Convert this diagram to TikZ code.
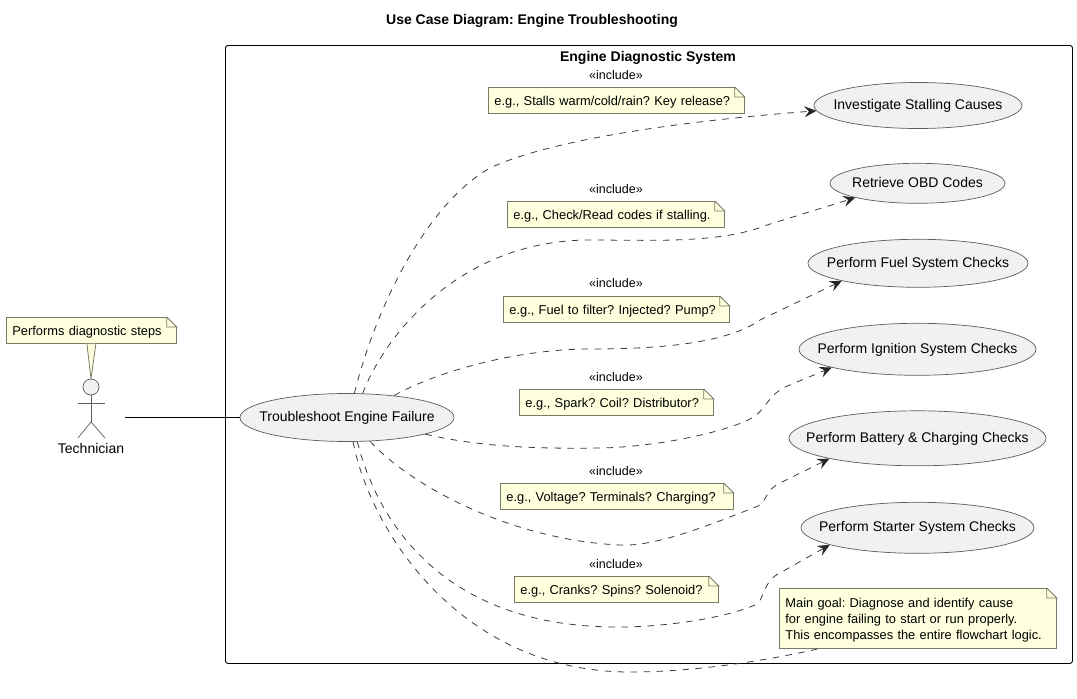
\documentclass[tikz,border=0pt]{standalone}
\usepackage{fontspec}
\setmainfont{Liberation Sans}
\usetikzlibrary{shapes.geometric,arrows.meta}
\frenchspacing
\definecolor{notefill}{HTML}{FEFFDD}
\definecolor{notegray}{HTML}{7A7A66}
\definecolor{casefill}{HTML}{F1F1F1}
\definecolor{linegray}{HTML}{3A3A3A}
\definecolor{casegray}{HTML}{5C5C5C}
\newcommand{\uctext}[1]{\raisebox{-4pt}[0pt][0pt]{\makebox[0pt]{#1}}}
\begin{document}
\begin{tikzpicture}[x=1pt, y=-1pt, font=\fontsize{14}{16}\selectfont,
  usecase/.style = {draw=casegray, line width=0.7pt, fill=casefill, ellipse, inner sep=0pt},
  notebox/.style = {draw=notegray, line width=0.8pt, fill=notefill, anchor=north west, align=left, inner xsep=6pt, inner ysep=0pt, minimum height=26pt, text depth=0pt, font=\fontsize{12.85}{16}\selectfont},
  incl/.style = {font=\fontsize{12.5}{14}\selectfont},
  dep/.style = {draw=linegray, line width=0.8pt, dash pattern=on 6.5pt off 6.5pt},
  deparrow/.style = {dep, -{Stealth[length=12pt, width=11pt, inset=4.5pt, color=black!85]}},
  limb/.style = {draw=casegray, line width=0.7pt}]
\useasboundingbox (0,0) rectangle (1077,699);
\node[font=\fontsize{14}{16}\selectfont\bfseries] (title) at (532,21) {Use Case Diagram: Engine Troubleshooting};
\node[draw, line width=0.9pt, rounded corners=2.5pt, anchor=north west, minimum width=847pt, minimum height=618pt] (sys) at (225,45) {};
\node[font=\fontsize{14}{16}\selectfont\bfseries] (systitle) at (648,58) {Engine Diagnostic System};
% use cases
\node[usecase, minimum width=208pt, minimum height=46pt] (inv) at (918,105.5) {\uctext{Investigate Stalling Causes}};
\node[usecase, minimum width=175pt, minimum height=40pt] (obd) at (917.5,183.3) {\uctext{Retrieve OBD Codes}};
\node[usecase, minimum width=220pt, minimum height=48pt] (fuel) at (918,263.3) {\uctext{Perform Fuel System Checks}};
\node[usecase, minimum width=237pt, minimum height=52pt] (ign) at (917.5,349.3) {\uctext{Perform Ignition System Checks}};
\node[usecase, minimum width=257pt, minimum height=55pt] (bat) at (917.5,438.3) {\uctext{Perform Battery \& Charging Checks}};
\node[usecase, minimum width=233pt, minimum height=51pt] (sta) at (917.5,527.8) {\uctext{Perform Starter System Checks}};
\node[usecase, minimum width=214pt, minimum height=48pt] (tef) at (347,417.5) {\uctext{Troubleshoot Engine Failure}};
% notes
\node[notebox, text width=244pt] (ninv) at (488,87) {e.g., Stalls warm/cold/rain? Key release?};
\node[notebox, text width=205pt] (nobd) at (507,201) {e.g., Check/Read codes if stalling.};
\node[notebox, text width=214pt] (nfuel) at (503,296) {e.g., Fuel to filter? Injected? Pump?};
\node[notebox, text width=182pt] (nign) at (519,389) {e.g., Spark? Coil? Distributor?};
\node[notebox, text width=221pt] (nbat) at (500,483) {e.g., Voltage? Terminals? Charging?};
\node[notebox, text width=192pt] (nsta) at (514,576) {e.g., Cranks? Spins? Solenoid?};
\node[notebox, text width=265pt, minimum height=60pt, text depth=, text height=13.5pt] (ngoal) at (779,588) {Main goal: Diagnose and identify cause\\for engine failing to start or run properly.\\This encompasses the entire flowchart logic.};
\node[notebox, text width=158pt] (nact) at (6,317) {Performs diagnostic steps};
\node[incl] (i1) at (616,75) {«include»};
\node[incl] (i2) at (616,189) {«include»};
\node[incl] (i3) at (616,283) {«include»};
\node[incl] (i4) at (616,377) {«include»};
\node[incl] (i5) at (616,471) {«include»};
\node[incl] (i6) at (616,564) {«include»};
\foreach \n in {ninv,nobd,nfuel,nign,nbat,nsta,ngoal,nact} {
  \fill[white] (\n.north east) ++(-10,0) -- ++(10,10) -- ++(0,-11) -- ++(-10,0) -- cycle;
  \draw[notegray, line width=0.8pt] (\n.north east) ++(-10,0) -- ++(0,10) -- ++(10,0) -- ++(-10,-10);
}
% actor
\node[draw=casegray, line width=0.7pt, fill=casefill, circle, inner sep=0pt, minimum size=16pt] (head) at (91,387) {};
\coordinate (hip) at (91,422);
\coordinate (tech) at (125,417.5);
\node (techlabel) at (91,448) {Technician};
\draw[limb] (head) -- (hip);
\draw[limb] (78,403) -- (105,403);
\draw[limb] (78,438) -- (hip) -- (105,438);
\fill[notefill] ([xshift=-4.5pt]nact.south) -- (head.north) -- ([xshift=4.5pt]nact.south) -- cycle;
\draw[notegray, line width=0.8pt] ([xshift=-4.5pt]nact.south) -- (head.north) -- ([xshift=4.5pt]nact.south);
% connectors
\draw[line width=0.9pt] (tech) -- (tef);
\draw[deparrow] (tef.73.7) .. controls (375,310) and (425,205) .. (490,168) .. controls (560,135) and (720,118) .. (inv.183);
\draw[deparrow] (tef.57.7) .. controls (385,335) and (460,240) .. (590,240) .. controls (650,240) and (720,244) .. (767,225) -- (obd.193.2);
\draw[deparrow] (tef.25.2) .. controls (440,370) and (520,349) .. (590,349) .. controls (650,349) and (725,345) .. (760,320) -- (fuel.193);
\draw[deparrow] (tef.-12.2) .. controls (480,447) and (540,449) .. (600,448) .. controls (660,447) and (735,430) .. (755,416) .. controls (765,409) and (770,394) .. (785,387) -- (ign.192.9);
\draw[deparrow] (tef.-46.9) .. controls (410,485) and (510,540) .. (620,545) .. controls (655,547) and (710,525) .. (758,506) .. controls (768,500) and (765,490) .. (780,483) -- (bat.193.8);
\draw[deparrow] (tef.-67.4) .. controls (380,530) and (450,628) .. (620,627) .. controls (665,627) and (725,618) .. (755,605) .. controls (765,600) and (762,583) .. (778,574) -- (sta.191.5);
\draw[dep] (tef.-76) .. controls (370,530) and (460,672) .. (630,672) .. controls (690,672) and (760,662) .. (ngoal.197);
\end{tikzpicture}
\end{document}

# Challenge
Every line above should be returned word for word, with the pictures left behind.

# Exercise answer
Convert this diagram to TikZ code.
\documentclass[tikz,border=0pt]{standalone}
\usepackage{fontspec}
\setmainfont{Liberation Sans}
\usetikzlibrary{shapes.geometric,arrows.meta}
\frenchspacing
\definecolor{notefill}{HTML}{FEFFDD}
\definecolor{notegray}{HTML}{7A7A66}
\definecolor{casefill}{HTML}{F1F1F1}
\definecolor{linegray}{HTML}{3A3A3A}
\definecolor{casegray}{HTML}{5C5C5C}
\newcommand{\uctext}[1]{\raisebox{-4pt}[0pt][0pt]{\makebox[0pt]{#1}}}
\begin{document}
\begin{tikzpicture}[x=1pt, y=-1pt, font=\fontsize{14}{16}\selectfont,
  usecase/.style = {draw=casegray, line width=0.7pt, fill=casefill, ellipse, inner sep=0pt},
  notebox/.style = {draw=notegray, line width=0.8pt, fill=notefill, anchor=north west, align=left, inner xsep=6pt, inner ysep=0pt, minimum height=26pt, text depth=0pt, font=\fontsize{12.85}{16}\selectfont},
  incl/.style = {font=\fontsize{12.5}{14}\selectfont},
  dep/.style = {draw=linegray, line width=0.8pt, dash pattern=on 6.5pt off 6.5pt},
  deparrow/.style = {dep, -{Stealth[length=12pt, width=11pt, inset=4.5pt, color=black!85]}},
  limb/.style = {draw=casegray, line width=0.7pt}]
\useasboundingbox (0,0) rectangle (1077,699);
\node[font=\fontsize{14}{16}\selectfont\bfseries] (title) at (532,21) {Use Case Diagram: Engine Troubleshooting};
\node[draw, line width=0.9pt, rounded corners=2.5pt, anchor=north west, minimum width=847pt, minimum height=618pt] (sys) at (225,45) {};
\node[font=\fontsize{14}{16}\selectfont\bfseries] (systitle) at (648,58) {Engine Diagnostic System};
% use cases
\node[usecase, minimum width=208pt, minimum height=46pt] (inv) at (918,105.5) {\uctext{Investigate Stalling Causes}};
\node[usecase, minimum width=175pt, minimum height=40pt] (obd) at (917.5,183.3) {\uctext{Retrieve OBD Codes}};
\node[usecase, minimum width=220pt, minimum height=48pt] (fuel) at (918,263.3) {\uctext{Perform Fuel System Checks}};
\node[usecase, minimum width=237pt, minimum height=52pt] (ign) at (917.5,349.3) {\uctext{Perform Ignition System Checks}};
\node[usecase, minimum width=257pt, minimum height=55pt] (bat) at (917.5,438.3) {\uctext{Perform Battery \& Charging Checks}};
\node[usecase, minimum width=233pt, minimum height=51pt] (sta) at (917.5,527.8) {\uctext{Perform Starter System Checks}};
\node[usecase, minimum width=214pt, minimum height=48pt] (tef) at (347,417.5) {\uctext{Troubleshoot Engine Failure}};
% notes
\node[notebox, text width=244pt] (ninv) at (488,87) {e.g., Stalls warm/cold/rain? Key release?};
\node[notebox, text width=205pt] (nobd) at (507,201) {e.g., Check/Read codes if stalling.};
\node[notebox, text width=214pt] (nfuel) at (503,296) {e.g., Fuel to filter? Injected? Pump?};
\node[notebox, text width=182pt] (nign) at (519,389) {e.g., Spark? Coil? Distributor?};
\node[notebox, text width=221pt] (nbat) at (500,483) {e.g., Voltage? Terminals? Charging?};
\node[notebox, text width=192pt] (nsta) at (514,576) {e.g., Cranks? Spins? Solenoid?};
\node[notebox, text width=265pt, minimum height=60pt, text depth=, text height=13.5pt] (ngoal) at (779,588) {Main goal: Diagnose and identify cause\\for engine failing to start or run properly.\\This encompasses the entire flowchart logic.};
\node[notebox, text width=158pt] (nact) at (6,317) {Performs diagnostic steps};
\node[incl] (i1) at (616,75) {«include»};
\node[incl] (i2) at (616,189) {«include»};
\node[incl] (i3) at (616,283) {«include»};
\node[incl] (i4) at (616,377) {«include»};
\node[incl] (i5) at (616,471) {«include»};
\node[incl] (i6) at (616,564) {«include»};
\foreach \n in {ninv,nobd,nfuel,nign,nbat,nsta,ngoal,nact} {
  \fill[white] (\n.north east) ++(-10,0) -- ++(10,10) -- ++(0,-11) -- ++(-10,0) -- cycle;
  \draw[notegray, line width=0.8pt] (\n.north east) ++(-10,0) -- ++(0,10) -- ++(10,0) -- ++(-10,-10);
}
% actor
\node[draw=casegray, line width=0.7pt, fill=casefill, circle, inner sep=0pt, minimum size=16pt] (head) at (91,387) {};
\coordinate (hip) at (91,422);
\coordinate (tech) at (125,417.5);
\node (techlabel) at (91,448) {Technician};
\draw[limb] (head) -- (hip);
\draw[limb] (78,403) -- (105,403);
\draw[limb] (78,438) -- (hip) -- (105,438);
\fill[notefill] ([xshift=-4.5pt]nact.south) -- (head.north) -- ([xshift=4.5pt]nact.south) -- cycle;
\draw[notegray, line width=0.8pt] ([xshift=-4.5pt]nact.south) -- (head.north) -- ([xshift=4.5pt]nact.south);
% connectors
\draw[line width=0.9pt] (tech) -- (tef);
\draw[deparrow] (tef.73.7) .. controls (375,310) and (425,205) .. (490,168) .. controls (560,135) and (720,118) .. (inv.183);
\draw[deparrow] (tef.57.7) .. controls (385,335) and (460,240) .. (590,240) .. controls (650,240) and (720,244) .. (767,225) -- (obd.193.2);
\draw[deparrow] (tef.25.2) .. controls (440,370) and (520,349) .. (590,349) .. controls (650,349) and (725,345) .. (760,320) -- (fuel.193);
\draw[deparrow] (tef.-12.2) .. controls (480,447) and (540,449) .. (600,448) .. controls (660,447) and (735,430) .. (755,416) .. controls (765,409) and (770,394) .. (785,387) -- (ign.192.9);
\draw[deparrow] (tef.-46.9) .. controls (410,485) and (510,540) .. (620,545) .. controls (655,547) and (710,525) .. (758,506) .. controls (768,500) and (765,490) .. (780,483) -- (bat.193.8);
\draw[deparrow] (tef.-67.4) .. controls (380,530) and (450,628) .. (620,627) .. controls (665,627) and (725,618) .. (755,605) .. controls (765,600) and (762,583) .. (778,574) -- (sta.191.5);
\draw[dep] (tef.-76) .. controls (370,530) and (460,672) .. (630,672) .. controls (690,672) and (760,662) .. (ngoal.197);
\end{tikzpicture}
\end{document}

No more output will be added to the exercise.